Non-stationary Anderson acceleration with optimized damping

Anderson acceleration (AA) has a long history of use and a strong recent interest due to its potential ability to dramatically improve the linear convergence of the fixed-point iteration. Most authors are simply using and analyzing the stationary version of Anderson acceleration (sAA) with a constant damping factor or without damping. Little attention has been paid to nonstationary algorithms. However, damping can be useful and is sometimes crucial for simulations in which the underlying fixed-point operator is not globally contractive. The role of this damping factor has not been fully understood.
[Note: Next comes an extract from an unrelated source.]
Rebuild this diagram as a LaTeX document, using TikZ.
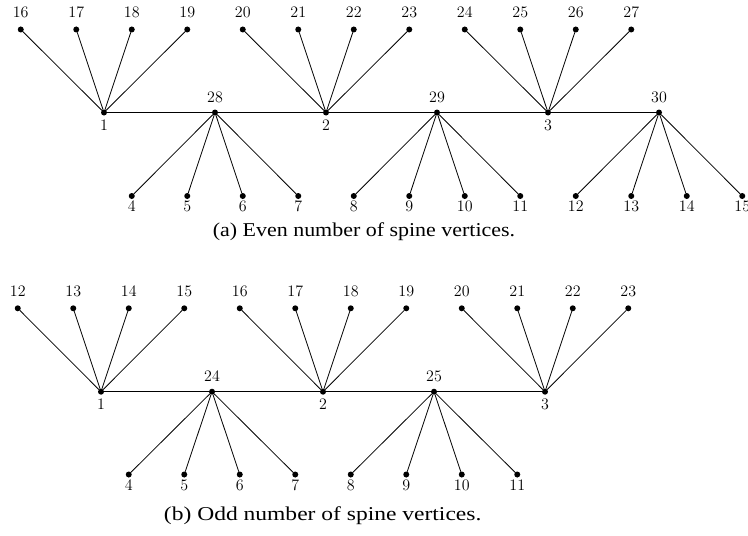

In the present work, we consider the non-stationary Anderson acceleration algorithm with optimized damping (AAoptD) in each iteration to further speed up linear and nonlinear iterations by applying one extra inexpensive optimization. We analyze this procedure and develop an efficient and inexpensive implementation scheme. We also show that, compared with the stationary Anderson acceleration with fixed window size sAA(m), optimizing the damping factors is related to dynamically packaging sAA(m) and sAA(1) in each iteration (alternating window size $m$ is another direction of producing non-stationary AA). Moreover, we show by extensive numerical experiments that the proposed non-stationary Anderson acceleration with optimized damping procedure often converges much faster than stationary AA with constant damping or without damping.